PROBLEM TO WORK ON —
Return the material exactly, first line through the line containing "from matplotlib.ticker import", and nothing more. Pictures stay out.

INFORMATION SUPPLIED —
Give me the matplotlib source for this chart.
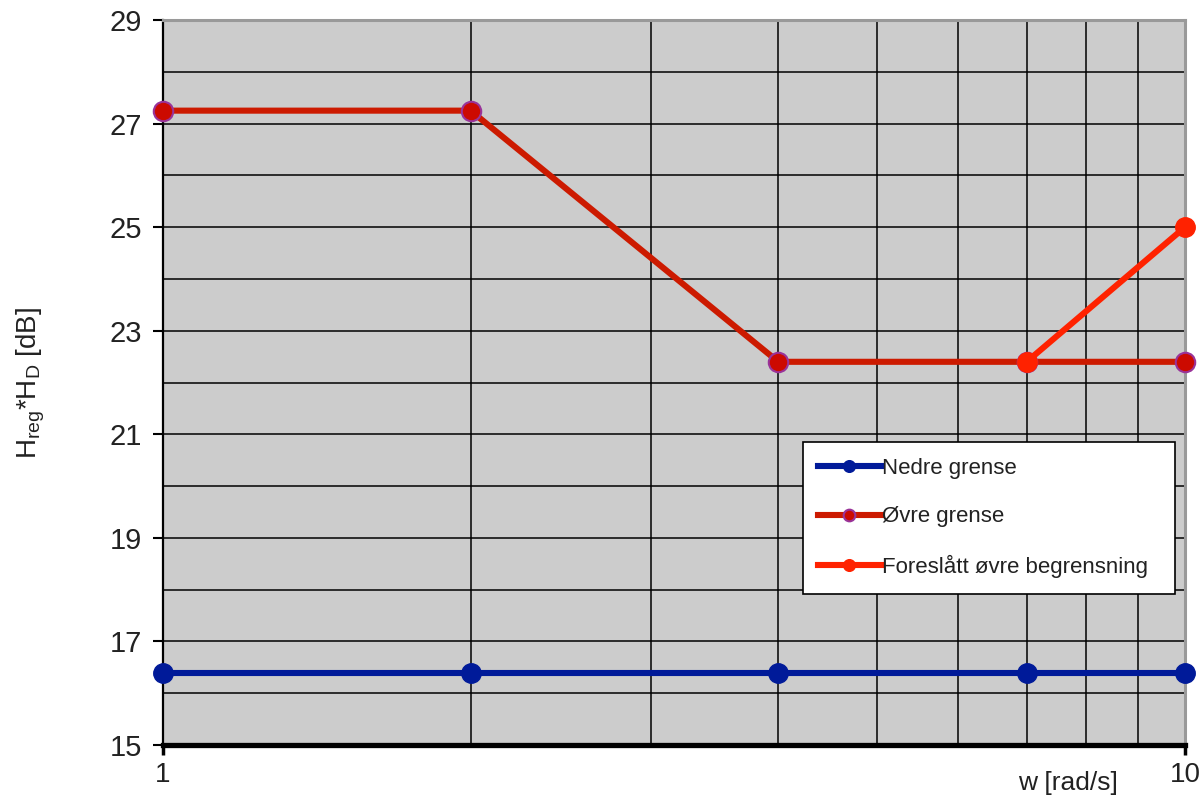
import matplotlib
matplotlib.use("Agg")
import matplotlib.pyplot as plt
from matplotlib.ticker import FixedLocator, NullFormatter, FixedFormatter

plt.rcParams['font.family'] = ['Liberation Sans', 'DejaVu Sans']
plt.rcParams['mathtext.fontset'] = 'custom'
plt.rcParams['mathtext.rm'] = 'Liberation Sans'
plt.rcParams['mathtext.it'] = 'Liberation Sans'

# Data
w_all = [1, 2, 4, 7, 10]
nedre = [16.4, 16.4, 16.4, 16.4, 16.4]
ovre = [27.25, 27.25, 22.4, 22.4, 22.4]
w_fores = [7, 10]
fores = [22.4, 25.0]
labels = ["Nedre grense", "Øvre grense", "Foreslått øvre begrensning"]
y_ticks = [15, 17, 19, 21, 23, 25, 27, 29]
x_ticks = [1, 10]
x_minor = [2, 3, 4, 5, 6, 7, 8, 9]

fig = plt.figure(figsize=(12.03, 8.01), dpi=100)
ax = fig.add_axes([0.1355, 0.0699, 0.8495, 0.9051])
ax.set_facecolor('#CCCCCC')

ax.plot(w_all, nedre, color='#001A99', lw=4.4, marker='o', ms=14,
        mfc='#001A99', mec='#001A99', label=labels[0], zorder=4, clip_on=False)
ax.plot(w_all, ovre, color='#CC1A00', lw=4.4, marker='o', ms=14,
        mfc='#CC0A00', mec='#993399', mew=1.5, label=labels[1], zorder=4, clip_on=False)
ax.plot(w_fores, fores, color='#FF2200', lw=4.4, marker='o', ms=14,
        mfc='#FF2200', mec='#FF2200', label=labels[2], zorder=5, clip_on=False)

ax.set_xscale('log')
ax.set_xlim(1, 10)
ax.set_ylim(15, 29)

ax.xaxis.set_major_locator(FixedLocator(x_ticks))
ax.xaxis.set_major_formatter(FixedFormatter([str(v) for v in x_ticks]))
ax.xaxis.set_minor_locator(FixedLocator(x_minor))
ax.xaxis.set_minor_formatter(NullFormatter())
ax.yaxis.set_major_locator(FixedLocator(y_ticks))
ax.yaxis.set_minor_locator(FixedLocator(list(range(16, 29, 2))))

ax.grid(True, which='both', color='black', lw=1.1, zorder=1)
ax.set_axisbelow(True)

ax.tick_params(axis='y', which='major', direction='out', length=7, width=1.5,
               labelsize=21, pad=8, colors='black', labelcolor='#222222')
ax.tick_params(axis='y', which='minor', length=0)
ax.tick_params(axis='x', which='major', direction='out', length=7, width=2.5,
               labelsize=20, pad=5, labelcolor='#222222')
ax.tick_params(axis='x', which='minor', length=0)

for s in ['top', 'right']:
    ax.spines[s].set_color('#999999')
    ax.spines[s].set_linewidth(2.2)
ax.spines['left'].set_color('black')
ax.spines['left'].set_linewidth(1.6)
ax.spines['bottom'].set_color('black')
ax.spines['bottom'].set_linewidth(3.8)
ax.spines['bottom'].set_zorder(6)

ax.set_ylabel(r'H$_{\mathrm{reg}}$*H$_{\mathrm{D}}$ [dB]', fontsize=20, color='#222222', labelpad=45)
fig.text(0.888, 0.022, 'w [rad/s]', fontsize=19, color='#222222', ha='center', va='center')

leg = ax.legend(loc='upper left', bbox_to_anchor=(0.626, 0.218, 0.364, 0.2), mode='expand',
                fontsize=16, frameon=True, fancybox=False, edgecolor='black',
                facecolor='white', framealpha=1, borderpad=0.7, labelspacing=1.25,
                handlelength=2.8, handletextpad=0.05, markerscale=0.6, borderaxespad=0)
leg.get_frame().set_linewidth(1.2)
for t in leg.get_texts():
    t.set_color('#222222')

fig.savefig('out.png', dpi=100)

COMPLETED EXERCISE —
Give me the matplotlib source for this chart.
import matplotlib
matplotlib.use("Agg")
import matplotlib.pyplot as plt
from matplotlib.ticker import FixedLocator, NullFormatter, FixedFormatter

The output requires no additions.